When bottom pair is worth something extra
Bottom pair gains value in a few specific situations:
- When it comes with a draw. A♠ 4♠ on K♦ 9♠ 4♠ is bottom pair plus a flush draw — now you have real equity and can bet as a semi-bluff.
- Heads-up against an aggressive opponent whose betting range is full of missed hands. Your bottom pair can call down cheaply and beat all their air.
- As a blocker to two pair. Holding the bottom card removes some of the two-pair combos your opponent could have.
- When you also hold a backdoor draw. A runner-runner straight or flush possibility adds hidden equity that makes a single call more defensible.

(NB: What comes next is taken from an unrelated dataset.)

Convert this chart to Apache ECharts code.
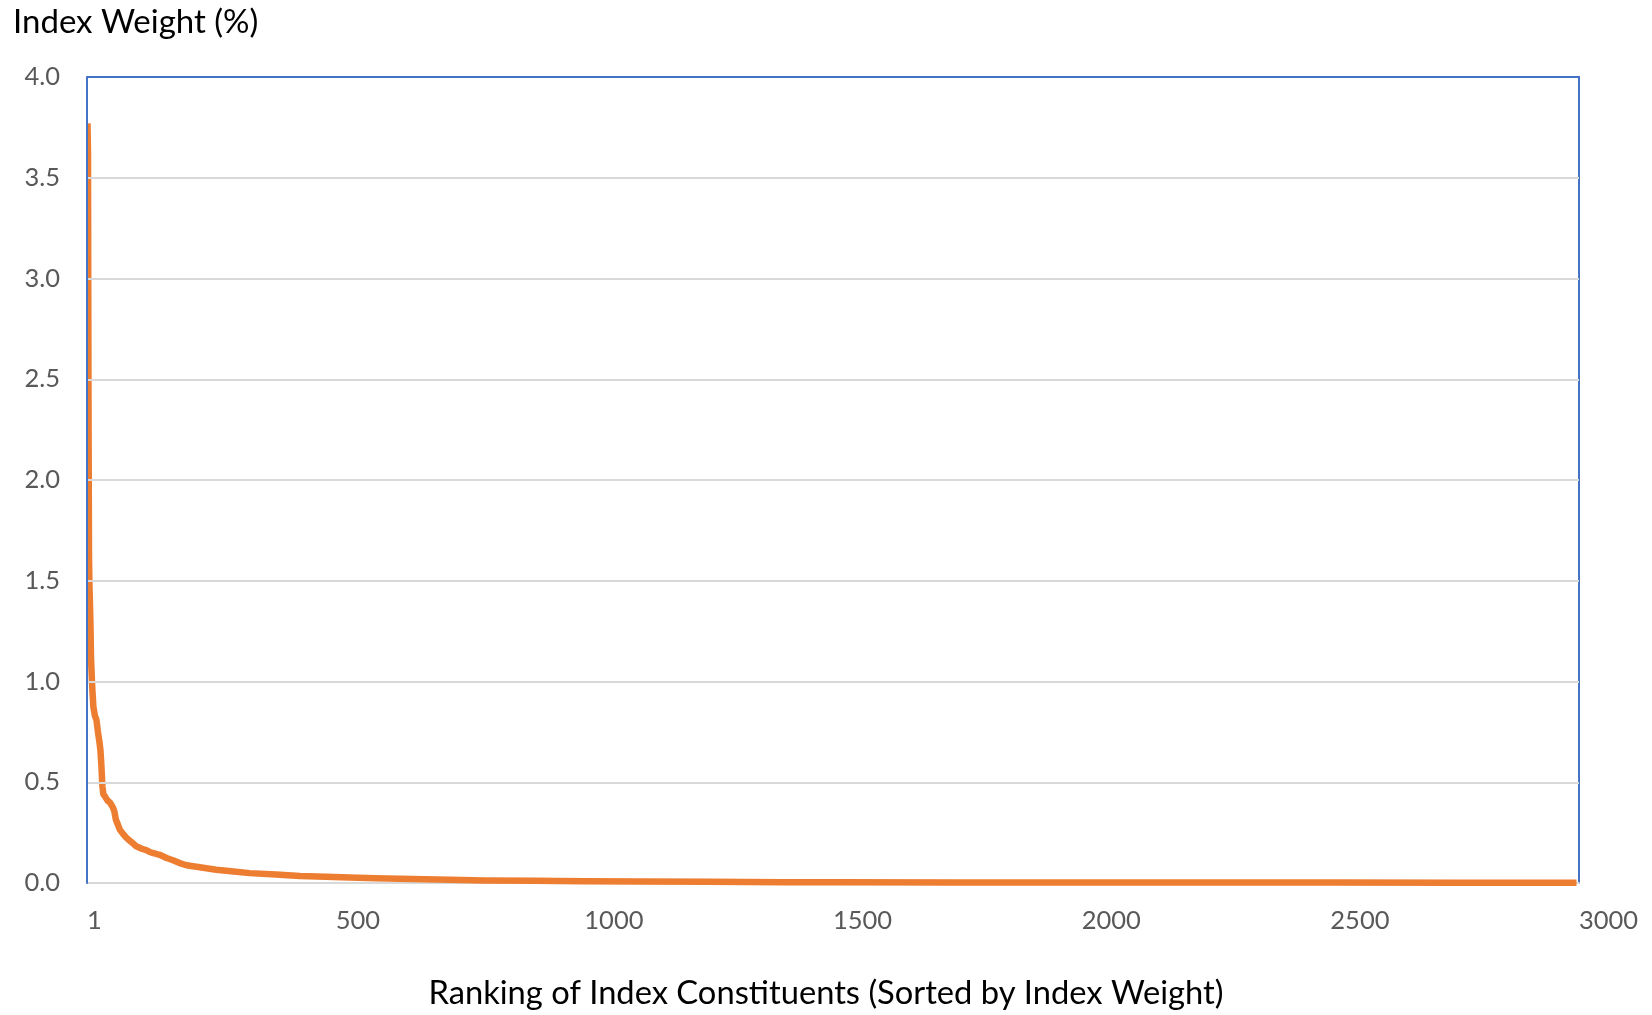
<!DOCTYPE html>
<html>
<head>
<meta charset="utf-8">
<script src="https://cdn.jsdelivr.net/npm/echarts@6/dist/echarts.min.js"></script>
<style>
html,body{margin:0;padding:0;background:#fff;}
#chart{width:1652px;height:1015px;}
</style>
</head>
<body>
<div id="chart"></div>
<script>
// Ranking of index constituents (x) and index weight in % (y)
const ranks = [1, 2, 3, 4, 5, 6, 7, 8, 10, 11, 13, 16, 19, 22, 25, 27, 29, 31, 33, 36, 41, 46, 52, 55, 58, 62, 66, 72, 79, 86, 92, 99, 110, 119, 126, 132, 146, 160, 173, 185, 200, 230, 260, 290, 327, 380, 428, 480, 528, 580, 629, 680, 729, 800, 900, 1000, 1111, 1250, 1400, 1513, 1750, 2000, 2250, 2500, 2750, 2995];
const weights = [3.77, 3.62, 2.40, 1.62, 1.47, 1.38, 1.28, 1.12, 1.00, 0.95, 0.87, 0.83, 0.81, 0.75, 0.70, 0.66, 0.58, 0.48, 0.44, 0.43, 0.41, 0.40, 0.375, 0.355, 0.315, 0.29, 0.265, 0.245, 0.225, 0.21, 0.198, 0.182, 0.17, 0.163, 0.154, 0.149, 0.14, 0.124, 0.113, 0.100, 0.088, 0.077, 0.066, 0.058, 0.049, 0.042, 0.035, 0.031, 0.027, 0.024, 0.021, 0.018, 0.016, 0.013, 0.011, 0.009, 0.007, 0.006, 0.004, 0.004, 0.003, 0.003, 0.002, 0.002, 0.001, 0.001];
const xTickValues = [0, 500, 1000, 1500, 2000, 2500, 3000];
const xTickLabels = ['1', '500', '1000', '1500', '2000', '2500', '3000'];
const yTickValues = [0, 0.5, 1, 1.5, 2, 2.5, 3, 3.5, 4];
const yTitle = 'Index Weight (%)';
const xTitle = 'Ranking of Index Constituents (Sorted by Index Weight)';

const chart = echarts.init(document.getElementById('chart'), null, {renderer: 'canvas'});
const FONT = 'Lato';
const data = ranks.map((r, i) => [r, weights[i]]);
const GL = 87, GR = 73, GT = 77, GB = 132;

chart.setOption({
  animation: false,
  backgroundColor: '#ffffff',
  title: [
    {text: yTitle, left: 8, top: 1, textStyle: {fontFamily: FONT, fontSize: 33, fontWeight: 'normal', color: '#000000'}},
    {text: xTitle, left: 'center', top: 972, textStyle: {fontFamily: FONT, fontSize: 32.7, fontWeight: 'normal', color: '#000000'}}
  ],
  // white mask so the series appears clipped at the plot's left edge (as in the reference)
  graphic: [{
    type: 'rect', z: 100, silent: true,
    shape: {x: GL - 8, y: GT - 2, width: 8, height: 1015 - GT - GB + 4},
    style: {fill: '#ffffff'}
  }],
  grid: {left: GL, right: GR, top: GT, bottom: GB, show: true, borderColor: '#4472C4', borderWidth: 2, backgroundColor: 'transparent'},
  xAxis: {
    type: 'value', min: 0, max: 3000, interval: 500,
    axisLine: {show: true, lineStyle: {color: '#D9D9D9', width: 2}},
    axisTick: {show: false},
    splitLine: {show: false},
    axisLabel: {
      fontFamily: FONT, fontSize: 25.5, color: '#595959', align: 'left', margin: 25,
      showMaxLabel: true,
      formatter: v => { const k = xTickValues.indexOf(v); return k >= 0 ? xTickLabels[k] : ''; }
    }
  },
  yAxis: {
    type: 'value', min: yTickValues[0], max: yTickValues[yTickValues.length - 1], interval: 0.5,
    z: 110,
    axisLine: {show: true, lineStyle: {color: '#4472C4', width: 2}},
    axisTick: {show: false},
    splitLine: {show: true, showMaxLine: false, showMinLine: false, lineStyle: {color: '#D9D9D9', width: 2}},
    axisLabel: {fontFamily: FONT, fontSize: 25.5, color: '#595959', margin: 27, formatter: v => v.toFixed(1)}
  },
  series: [{
    type: 'line', data: data, showSymbol: false, symbol: 'none',
    lineStyle: {color: '#ED7D31', width: 6.5, join: 'round', cap: 'butt'},
    clip: false, z: 5
  }]
});
</script>
</body>
</html>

Against tight, straightforward players, none of this applies — they only put money in with hands that crush you, so fold and move on. The whole point of tracking these small edges is to know when a hand that beats “only air” still has a legitimate reason to keep going.
A worked hand
You call a button raise from the big blind with 6♥ 5♥. The flop is J♣ 8♦ 5♠ — you flop bottom pair of fives with a backdoor straight draw. The button, the preflop aggressor, bets 4 into a pot of 9.
This is a reasonable check-call once. Your fives beat all the button’s overcards that whiffed (A-K, A-Q, K-Q), and you have backdoor equity. You call.
The turn is the 2♣, a total blank. The button fires again, 11 into 17. Now the situation has shifted: bottom pair with no improvement rarely wants to face two barrels, because the button’s range has narrowed toward real value. Unless you have a specific read that this player barrels air relentlessly, this is a fold. You called one small bet with a hand that had a little equity, missed, and got out cheaply.
Had the turn been the 7♥ — giving you an open-ended straight draw on top of the pair — continuing would be easy, because now you have a strong draw plus the showdown value.
Common mistakes with bottom pair
- Calling down three streets “because it’s a pair.” A pair that beats only air is not a calling station’s license. Fold to sustained aggression without a read.
- Bluff-raising bare bottom pair. You fold out worse and get called by better — the worst of both worlds.
- Overvaluing it multiway. In three- or four-way pots, someone almost always has you beat.
- Ignoring board texture. On coordinated boards, bottom pair’s already-thin equity shrinks further.
Quick checklist
- Does my bottom pair come with a draw or blocker? If so, it can bet or continue.
- Am I heads-up against an aggressive, bluff-heavy opponent? Then it’s a decent bluff-catcher.
- Am I facing one bet (often callable) or multiple (usually a fold)?
- Would I rather reach a cheap showdown than build a pot? Almost always yes with bare bottom pair.
Treat bottom pair as the marginal hand it is, and you’ll fold it in time far more often than you pay it off.
Frequently asked
What is bottom pair in poker?
Bottom pair is a pair made by matching the lowest card on the flop with one of your hole cards. For example, holding A-4 on a K-9-4 flop gives you bottom pair — your four pairs the smallest board card.
Is bottom pair a good hand?
It is a weak made hand. Bottom pair beats only hands that missed entirely, and it loses to every higher pair, two pair, and set. It is best treated as a marginal bluff-catcher or a cheap showdown hand rather than a hand you build a big pot with.
Should you bet bottom pair?
Often you should check it for showdown value, but a small bet can work as a semi-bluff when you also hold a draw, or to deny equity to overcards. Betting big or bluffing multiple streets with bare bottom pair usually loses money.
Does bottom pair beat top pair?
No. Top pair uses the highest board card and always outranks bottom pair, which uses the lowest. Bottom pair only beats weaker holdings such as ace-high, king-high, and busted draws.